On-line smoothing is the task of approximating, at every time t, expectations of the form:

$\mathbb{E}[\phi_t(X_{0:t}) | Y_{0:t} = y_{0:t}]$

On-line smoothing is covered in Sections 11.1 and 11.3 in the book. Note that on-line smoothing is typically restricted to additive functions $phi$, see below.

The following three algorithms are implemented:

• naive_online_smooth: basic forward smoothing (carry forward full trajectories); cost is O(N) but performance may be poor for large t.
• ON2_online_smooth: O(N^2) on-line smoothing. Expensive (cost is O(N^2), so big increase of CPU time), but better performance.
• 'paris': on-line smoothing using Paris algorithm. (Warning: current implementation is very slow, work in progress).

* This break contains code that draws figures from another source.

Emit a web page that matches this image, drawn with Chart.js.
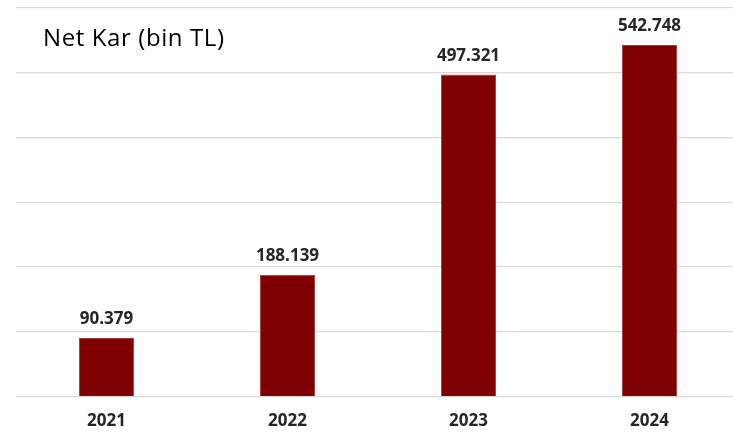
<!DOCTYPE html>
<html>
<head>
<meta charset="utf-8">
<script src="https://cdn.jsdelivr.net/npm/chart.js@4.4.1/dist/chart.umd.min.js"></script>
<style>
  html, body { margin: 0; padding: 0; background: #fff; overflow: hidden; }
  #wrap { position: relative; width: 740px; height: 436px; }
  #title { position: absolute; left: 43px; top: 25px; font-family: 'Open Sans', sans-serif; font-size: 24px; letter-spacing: 0.6px; color: #000; white-space: nowrap; line-height: 1; }
</style>
</head>
<body>
<div id="wrap">
  <canvas id="c" width="740" height="436"></canvas>
  <div id="title">Net Kar (bin TL)</div>
</div>
<script>
const categories = ['2021', '2022', '2023', '2024'];
const netKar = [90379, 188139, 497321, 542748];
const yTicks = [0, 100000, 200000, 300000, 400000, 500000, 600000];

const fmt = v => v.toLocaleString('tr-TR');

const valueLabels = {
  id: 'valueLabels',
  afterDatasetsDraw(chart) {
    const ctx = chart.ctx;
    const meta = chart.getDatasetMeta(0);
    ctx.save();
    ctx.font = '700 17px "Open Sans", sans-serif';
    ctx.fillStyle = '#262626';
    ctx.textAlign = 'center';
    ctx.textBaseline = 'bottom';
    meta.data.forEach((bar, i) => {
      ctx.fillText(fmt(chart.data.datasets[0].data[i]), bar.x, bar.y - 10);
    });
    ctx.restore();
  }
};

new Chart(document.getElementById('c'), {
  type: 'bar',
  data: {
    labels: categories,
    datasets: [{
      data: netKar,
      backgroundColor: '#7f0000',
      borderColor: '#a33a3a',
      borderWidth: 1,
      categoryPercentage: 1,
      barPercentage: 0.305
    }]
  },
  options: {
    responsive: false,
    animation: false,
    layout: { padding: { left: 16, top: 8, right: 0, bottom: -9 } },
    plugins: { legend: { display: false }, tooltip: { enabled: false }, title: { display: false } },
    scales: {
      x: {
        grid: { display: false, drawTicks: false },
        border: { display: false },
        ticks: { color: '#262626', font: { family: 'Open Sans', size: 17, weight: '700' }, padding: 14 }
      },
      y: {
        min: 0, max: 600000,
        afterBuildTicks(axis) { axis.ticks = yTicks.map(v => ({ value: v })); },
        grid: { color: '#d9d9d9', lineWidth: 1.3, drawTicks: false },
        border: { display: false },
        ticks: { display: false }
      }
    }
  },
  plugins: [valueLabels]
});
</script>
</body>
</html>
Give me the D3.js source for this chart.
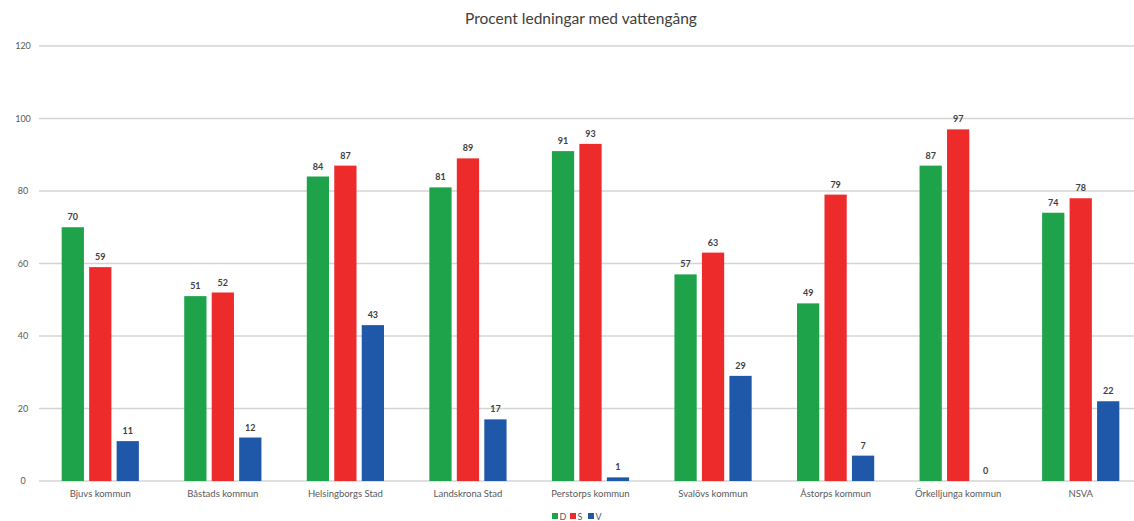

These algorithms compute the smoothing expectation of a certain additive function, that is a function of the form:

$\phi_t(x_{0:t}) = \psi_0(x_0) + \psi_1(x_0, x_1) + ... + \psi_t(x_{t-1}, x_t)$

The elementary function $$\psi_t$$ is specified by defining method add_func in considered state-space model. Here is an example:

class ToySSM(StateSpaceModel):
def PX0(self):
... # as usual, see module state_space_model
def add_func(self, t, xp, x):  # xp means x_{t-1} (p=past)
if t == 0:
return x**2
else:
return (xp - x)**2


The reason why additive functions are specified in this way is that additive functions often depend on fixed parameters of the state-space model (which are available in the closure of the StateSpaceModel object, but not outside).

The two first algorithms do not require any parameter:

my_alg = particles.SMC(fk=some_fk_model, N=100, naive_online_smooth=True)


Paris algoritm has an optional parameter Nparis, which you may specify as follows:

my_alg = particles.SMC(fk=some_fk_model, N=100, paris=5)


If option paris is set to True, then the default value (2) is used.

## Custom collectors (collectors defined by the user)¶

Not implemented, but let me know if you have user cases in mind for this feature.